Kojin Karatani - Biography

Biography

Karatani was educated at University of Tokyo where he took a BA degree in economics and an MA in English literature. The Gunzō Literary Prize, which he received at the age of 27 for an essay on Natsume Sōseki, was the first critical acclaim as a literary critic. While teaching at Hosei University, Tokyo, he wrote extensively about modernity and postmodernity with a particular focus on language, number, and money, concepts which form the subtitle of one of his central books: Architecture as Metaphor.

In 1975, he was invited to Yale University to teach Japanese literature as a Visiting Professor, where he met Paul de Man and Fredric Jameson and began to work on formalism. Starting from a study of Natsume Sōseki, the variety of the subjects examined by Karatani became so wide that he earned the nickname The Thinking Machine.

Karatani collaborated with novelist Kenji Nakagami to whom he introduced the works of Faulkner. With Nakagami, he published Kobayashi Hideo o koete (Overcoming Kobayashi Hideo).

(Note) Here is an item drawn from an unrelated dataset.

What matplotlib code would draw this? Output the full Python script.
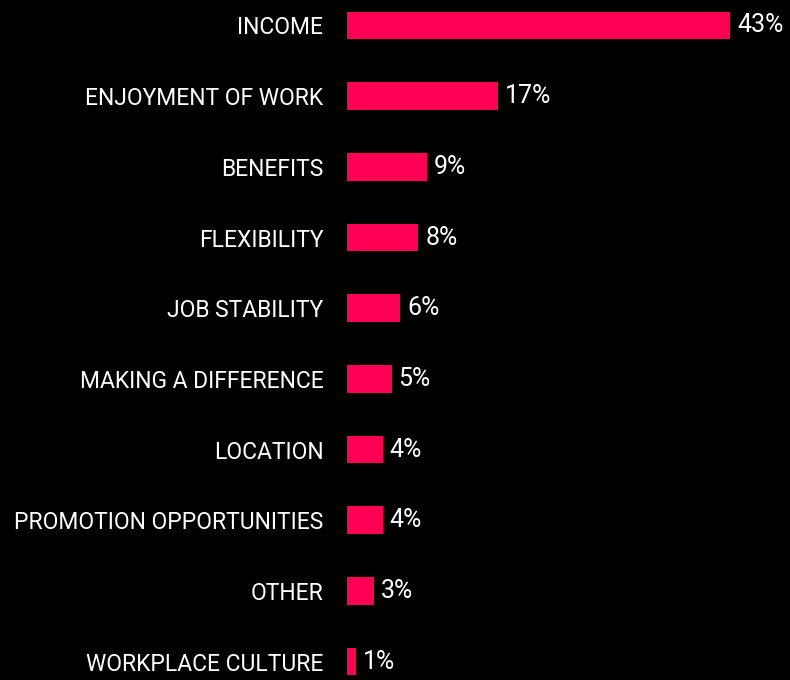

The title is an ironic reference to “Kindai no chokoku” (Overcoming Modernity), a symposium held in the summer of 1942 at Kyoto Imperial University (now Kyoto University) at which Hideo Kobayashi (whom Karatani and Nakagami did not hold in great esteem) was a participant.

He was also a regular member of ANY, the international architects' conference which was held annually for the last decade of the 20th century and which also published an architectural/philosophical series with Rizzoli under the general heading of Anyone.

Since 1990, Karatani has been regularly teaching at Columbia University as a Visiting Professor.

Karatani founded the New Associationist Movement (NAM) in Japan in the summer of 2000. NAM was conceived as a counter–capitalist/nation-state association, inspired by the experiment of LETS (Local Exchange Trading Systems, based on non-marketed currency). He was also the co-editor, with Akira Asada, of the Japanese quarterly journal, Hihyōkūkan (Critical Space), until it ended in 2002.

In 2006, Karatani retired from the chair of the International Center for Human Sciences at Kinki University, Osaka, where he had been teaching.